Prompt
Copy the lines from the start of the records below through the line containing "const yMin = 0, yMax = 15, yStep = 3;", both included, and leave out the pictures.

Material supplied
·····
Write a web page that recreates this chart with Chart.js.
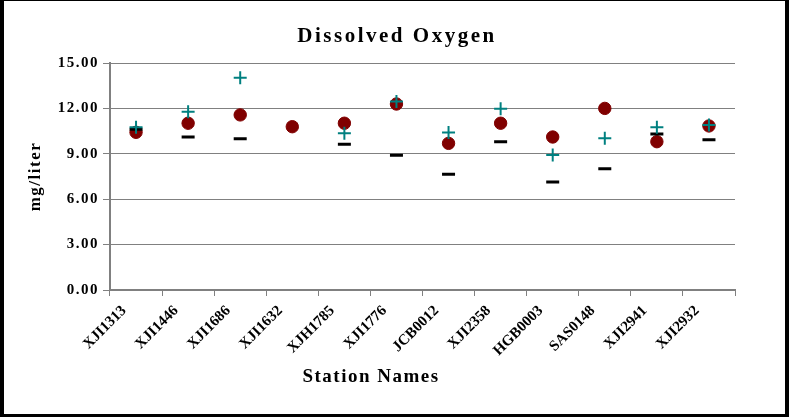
<!DOCTYPE html>
<html>
<head>
<meta charset="utf-8">
<script src="https://cdn.jsdelivr.net/npm/chart.js@4.4.0/dist/chart.umd.min.js"></script>
<style>
  html, body { margin: 0; padding: 0; background: #fff; }
  #wrap { position: relative; width: 791px; height: 417px; }
  #frame {
    position: absolute; left: 0; top: 0; width: 781px; height: 413px;
    border-style: solid; border-color: #000; border-width: 1px 4px 3px 4px;
    pointer-events: none;
  }
</style>
</head>
<body>
<div id="wrap">
  <canvas id="chart" width="791" height="417"></canvas>
  <div id="frame"></div>
</div>
<script>
const stations = ["XJI1313", "XJI1446", "XJI1686", "XJI1632", "XJH1785", "XJI1776",
                  "JCB0012", "XJI2358", "HGB0003", "SAS0148", "XJI2941", "XJI2932"];
const crossValues  = [10.75, 11.78, 14.03, null, 10.35, 12.45, 10.40, 11.98, 8.92, 10.02, 10.75, 10.90];
const dashValues   = [10.62, 10.11, 10.00, null, 9.63, 8.91, 7.65, 9.80, 7.14, 8.02, 10.31, 9.93];
const circleValues = [10.42, 11.02, 11.57, 10.79, 11.02, 12.29, 9.69, 11.02, 10.11, 12.00, 9.80, 10.84];
const yMin = 0, yMax = 15, yStep = 3;

const serif = '"Liberation Serif", "Times New Roman", serif';

// Excel-style spaced lettering for titles / y axis, plain for x labels
const spacing = {
  id: 'spacing',
  beforeDraw(chart) { chart.ctx.letterSpacing = '1.5px'; },
  afterDatasetsDraw(chart) { chart.ctx.letterSpacing = '0px'; },
  afterDraw(chart) {
    const ctx = chart.ctx;
    ctx.save();
    ctx.fillStyle = '#000';
    ctx.textAlign = 'center';
    ctx.textBaseline = 'middle';
    ctx.letterSpacing = '2.5px';
    ctx.font = 'bold 21px ' + serif;
    ctx.fillText('Dissolved Oxygen', 397, 37);
    ctx.letterSpacing = '1.5px';
    ctx.font = 'bold 19px ' + serif;
    ctx.fillText('Station Names', 371, 377);
    ctx.restore();
  }
};

new Chart(document.getElementById('chart'), {
  type: 'line',
  data: {
    labels: stations,
    datasets: [
      {
        label: 'cross',
        data: crossValues,
        showLine: false,
        pointStyle: 'cross',
        pointRadius: 6.5,
        pointBorderWidth: 2,
        pointBorderColor: '#008080',
        pointBackgroundColor: '#008080'
      },
      {
        label: 'dash',
        data: dashValues,
        showLine: false,
        pointStyle: 'line',
        pointRadius: 6.5,
        pointBorderWidth: 3,
        pointBorderColor: '#000000',
        pointBackgroundColor: '#000000'
      },
      {
        label: 'circle',
        data: circleValues,
        showLine: false,
        pointStyle: 'circle',
        pointRadius: 6.2,
        pointBorderWidth: 1,
        pointBorderColor: '#800000',
        pointBackgroundColor: '#800000'
      }
    ]
  },
  options: {
    responsive: false,
    animation: false,
    events: [],
    layout: { padding: { top: 63, left: 0, right: 56, bottom: 0 } },
    plugins: {
      legend: { display: false },
      tooltip: { enabled: false },
      title: { display: false }
    },
    scales: {
      x: {
        offset: true,
        afterFit: s => { s.height = 127; },
        grid: { offset: true, drawOnChartArea: false, drawTicks: true, tickLength: 6, color: '#808080' },
        border: { color: '#808080', width: 2 },
        ticks: {
          z: 1,
          autoSkip: false,
          minRotation: 45,
          maxRotation: 45,
          padding: 6,
          labelOffset: -12,
          color: '#000',
          font: { family: serif, size: 15, weight: 'bold' }
        }
      },
      y: {
        min: yMin,
        max: yMax,
        afterFit: s => { s.width = 110; },
        grid: { color: '#808080', lineWidth: 1, tickLength: 7 },
        border: { color: '#808080', width: 2 },
        ticks: {
          stepSize: yStep,
          padding: 4,
          color: '#000',
          font: { family: serif, size: 15, weight: 'bold' },
          callback: v => v.toFixed(2)
        },
        title: {
          display: true,
          text: 'mg/liter',
          color: '#000',
          font: { family: serif, size: 17, weight: 'bold', lineHeight: 1.2 },
          padding: { top: 25, bottom: 0 }
        }
      }
    }
  },
  plugins: [spacing]
});
</script>
</body>
</html>
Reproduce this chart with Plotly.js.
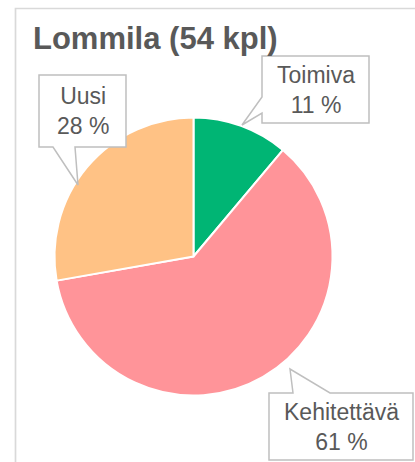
<!DOCTYPE html>
<html>
<head>
<meta charset="utf-8">
<script src="https://cdn.plot.ly/plotly-3.0.1.min.js"></script>
<style>
html,body{margin:0;padding:0;background:#fff;overflow:hidden;}
#chart{width:415px;height:462px;}
</style>
</head>
<body>
<div id="chart"></div>
<script>
// Data
const categories = ["Toimiva", "Kehitettävä", "Uusi"];
const counts = [6, 33, 15];
const colors = ["#00B574", "#FF9499", "#FFC285"];
const titleText = "Lommila (54 kpl)";

const W = 415, H = 462;
const px = x => x / W;
const py = y => 1 - y / H;
const total = counts.reduce((a, b) => a + b, 0);
const pct = counts.map(v => Math.round(v / total * 100) + " %");

// callout layout (box and pointer tip, pixel units)
const callouts = [
  {box: [262, 56, 369, 123], ptr: [[262, 97], [242, 125], [262, 113]], side: "left"},
  {box: [269, 393, 413, 460], ptr: [[293, 393], [290, 369], [330, 393]], side: "top"},
  {box: [39, 75, 126, 147], ptr: [[53, 147], [78, 185], [75, 147]], side: "bottom"}
];

function calloutPath(c) {
  const [x0, y0, x1, y1] = c.box;
  let pts;
  const p = c.ptr;
  if (c.side === "left") {
    pts = [[x0, y0], [x1, y0], [x1, y1], [x0, y1], p[2], p[1], p[0]];
  } else if (c.side === "top") {
    pts = [[x0, y0], p[0], p[1], p[2], [x1, y0], [x1, y1], [x0, y1]];
  } else {
    pts = [[x0, y0], [x1, y0], [x1, y1], p[2], p[1], p[0], [x0, y1]];
  }
  return pts.map((q, i) => (i ? "L" : "M") + px(q[0]).toFixed(5) + "," + py(q[1]).toFixed(5)).join(" ") + " Z";
}

const shapes = [
  {type: "rect", xref: "paper", yref: "paper", x0: px(15.5), y0: py(8.5), x1: px(440), y1: py(480),
   line: {color: "#D9D9D9", width: 1.7}, fillcolor: "rgba(0,0,0,0)", layer: "below"}
];
callouts.forEach(c => shapes.push({
  type: "path", xref: "paper", yref: "paper", path: calloutPath(c),
  line: {color: "#BFBFBF", width: 1.5}, fillcolor: "#FFFFFF", layer: "above"
}));

const annotations = callouts.map((c, i) => ({
  xref: "paper", yref: "paper",
  x: px((c.box[0] + c.box[2]) / 2), y: py((c.box[1] + c.box[3]) / 2),
  xanchor: "center", yanchor: "middle", showarrow: false,
  text: categories[i] + "<br>" + pct[i],
  font: {family: "Liberation Sans, Arial, sans-serif", size: 23, color: "#595959"}
}));

const cx = 193.5, cy = 256.5, r = 139;
const trace = {
  type: "pie",
  labels: categories,
  values: counts,
  sort: false,
  direction: "clockwise",
  rotation: 0,
  textinfo: "none",
  hoverinfo: "label+percent",
  marker: {colors: colors, line: {color: "#FFFFFF", width: 2}},
  domain: {x: [px(cx - r), px(cx + r)], y: [py(cy + r), py(cy - r)]},
  showlegend: false
};

const layout = {
  width: W, height: H,
  margin: {l: 0, r: 0, t: 0, b: 0},
  paper_bgcolor: "#FFFFFF",
  showlegend: false,
  title: {
    text: "<b>" + titleText + "</b>",
    x: px(33), xanchor: "left", xref: "paper",
    y: py(38), yanchor: "middle", yref: "paper",
    font: {family: "Liberation Sans, Arial, sans-serif", size: 31, color: "#595959"}
  },
  shapes: shapes,
  annotations: annotations
};

Plotly.newPlot("chart", [trace], layout, {displayModeBar: false, staticPlot: true});
</script>
</body>
</html>
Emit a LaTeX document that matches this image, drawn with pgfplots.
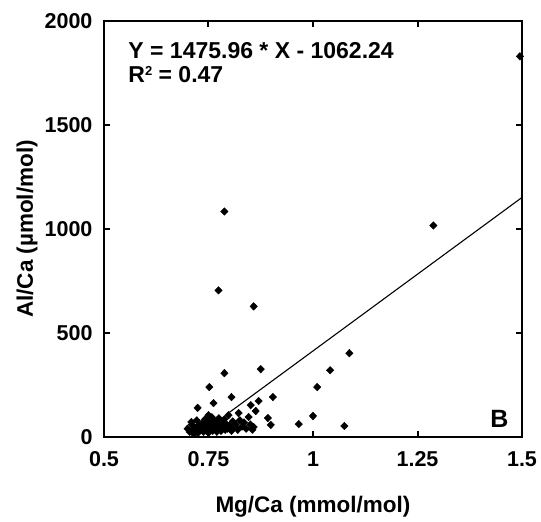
\documentclass[border=0pt]{standalone}
\usepackage{pgfplots}
\pgfplotsset{compat=1.18}
\usepackage{fontspec}
\setmainfont{Liberation Sans}
\begin{document}
\begin{tikzpicture}
\begin{axis}[
  at={(0,0)}, anchor=south west,
  scale only axis, width=418pt, height=416pt,
  xmin=0.5, xmax=1.5, ymin=0, ymax=2000,
  xtick={0.5,0.75,1,1.25,1.5},
  xticklabels={0.5,0.75,1,1.25,1.5},
  ytick={0,500,1000,1500,2000},
  yticklabels={0,500,1000,1500,2000},
  tick align=inside, tick pos=both,
  major tick length=6pt,
  axis line style={line width=2.6pt},
  every tick/.style={line width=2pt, black},
  tick label style={font=\fontsize{21.5}{21.5}\selectfont\bfseries},
  xticklabel style={yshift=-11pt},
  yticklabel style={xshift=-8pt},
  xlabel={Mg/Ca (mmol/mol)},
  ylabel={Al/Ca (\textmu mol/mol)},
  label style={font=\fontsize{22.5}{22.5}\selectfont\bfseries},
  xlabel style={at={(axis description cs:0.5,-0.1803)}, anchor=base},
  ylabel style={at={(axis description cs:-0.1699,0.5)}, anchor=base},
  clip=true,
]
\addplot[only marks, mark=diamond*, mark size=3.8pt, mark options={xscale=1.3, fill=black, draw=black}] coordinates {
(1.495,1830) (1.288,1017) (0.788,1084) (0.774,705) (0.858,628) (0.875,326)
(0.788,307) (1.087,403) (1.041,321) (1.010,240) (1.000,101) (0.966,62)
(1.075,53) (0.752,240) (0.762,163) (0.805,192) (0.724,140) (0.904,192)
(0.870,173) (0.851,153) (0.863,125) (0.892,91) (0.899,58) (0.846,96)
(0.858,48) (0.709,72) (0.750,105) (0.798,105) (0.822,115)
(0.700,40) (0.705,25) (0.710,60) (0.712,30) (0.715,15) (0.720,45)
(0.722,80) (0.725,20) (0.728,55) (0.730,35) (0.735,65) (0.738,25)
(0.740,45) (0.742,85) (0.745,30) (0.748,55) (0.750,20) (0.752,70)
(0.755,40) (0.758,95) (0.760,30) (0.762,55) (0.765,75) (0.768,40)
(0.770,25) (0.772,60) (0.775,90) (0.778,45) (0.780,30) (0.782,70)
(0.785,50) (0.788,85) (0.790,35) (0.793,60) (0.795,40) (0.800,55)
(0.805,30) (0.808,75) (0.810,45) (0.815,60) (0.820,35) (0.825,80)
(0.830,50) (0.835,70) (0.840,40) (0.850,60) (0.855,35)
};
\addplot[black, line width=1.1pt] coordinates {(0.80,118.5) (1.5,1151.7)};
\node[anchor=base west, font=\fontsize{23}{23}\selectfont\bfseries] at (axis description cs:0.05,0.911) {Y = 1475.96 * X - 1062.24};
\node[anchor=base west, font=\fontsize{23}{23}\selectfont\bfseries] at (axis description cs:0.05,0.851) {R\raisebox{0.33em}{\fontsize{13}{13}\selectfont 2} = 0.47};
\node[anchor=base east, font=\fontsize{25}{25}\selectfont\bfseries] at (axis description cs:0.976,0.024) {B};
\end{axis}
\pgfresetboundingbox
\path (-104pt,-85pt) rectangle (437pt,437pt);
\end{tikzpicture}
\end{document}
·····
Completed task
Write a web page that recreates this chart with Chart.js.
<!DOCTYPE html>
<html>
<head>
<meta charset="utf-8">
<script src="https://cdn.jsdelivr.net/npm/chart.js@4.4.0/dist/chart.umd.min.js"></script>
<style>
  html, body { margin: 0; padding: 0; background: #fff; }
  #wrap { position: relative; width: 791px; height: 417px; }
  #frame {
    position: absolute; left: 0; top: 0; width: 781px; height: 413px;
    border-style: solid; border-color: #000; border-width: 1px 4px 3px 4px;
    pointer-events: none;
  }
</style>
</head>
<body>
<div id="wrap">
  <canvas id="chart" width="791" height="417"></canvas>
  <div id="frame"></div>
</div>
<script>
const stations = ["XJI1313", "XJI1446", "XJI1686", "XJI1632", "XJH1785", "XJI1776",
                  "JCB0012", "XJI2358", "HGB0003", "SAS0148", "XJI2941", "XJI2932"];
const crossValues  = [10.75, 11.78, 14.03, null, 10.35, 12.45, 10.40, 11.98, 8.92, 10.02, 10.75, 10.90];
const dashValues   = [10.62, 10.11, 10.00, null, 9.63, 8.91, 7.65, 9.80, 7.14, 8.02, 10.31, 9.93];
const circleValues = [10.42, 11.02, 11.57, 10.79, 11.02, 12.29, 9.69, 11.02, 10.11, 12.00, 9.80, 10.84];
const yMin = 0, yMax = 15, yStep = 3;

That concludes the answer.